Siehst du, wie leuchtend dort in dem tiefen Schnee
Sich der Soracte hebt? Es ertragen kaum
Die Wälder ächzend ihre Last noch;
Starr sind die Flüsse von starkem Froste.

Leg’ reichlich Scheite nach auf des Hauses Herd,
Die Kälte zu verjagen, und freundlich reich’
Uns einen vier Jahr alten Tropfen
Heut, Thaliarch, aus Sabinerkruge! 

Das andre lass den Göttern! Besänft’gen sie
Der Stürme Kampf auf tobendem Meer einmal:
Nichts rührt sich mehr an den Zypressen
Noch in den Wipfeln der alten Eschen.  

Was morgen sein mag, hüte zu fragen dich!
Und jeden Tag, den dir das Geschick gewährt,
Nimm als Gewinn und weis’ die süße
Liebe, mein Junge, und Tanz nicht von dir.

Solang du frisch und mürrisches Alter noch
Dir ferne bleibt!
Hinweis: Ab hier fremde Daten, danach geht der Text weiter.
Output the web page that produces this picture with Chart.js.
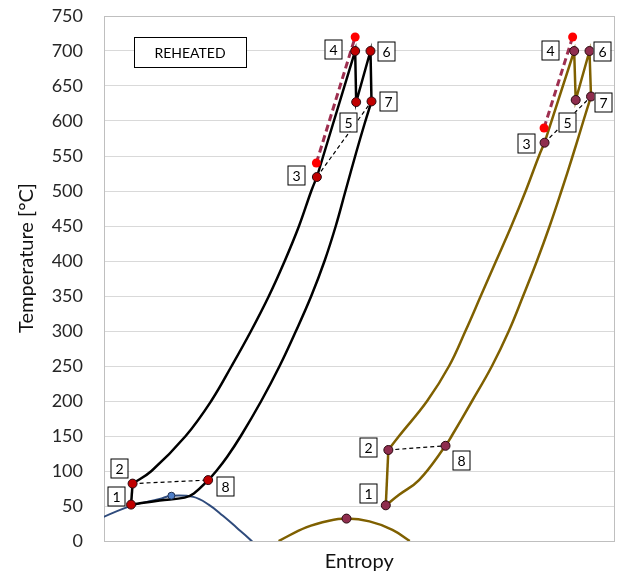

Jetzt solltest du Feld und Platz
Und zu der festgesetzten Stunde
Leises Geplauder bei Dämm’rung suchen!

Jetzt freu’ dich noch des Lachens, das schelmisch dir
Im fernen Winkel Liebchens Versteck verrät,
Des Pfandes auch, das du vom Arm ziehst
Oder vom Finger, der kaum sich weigert!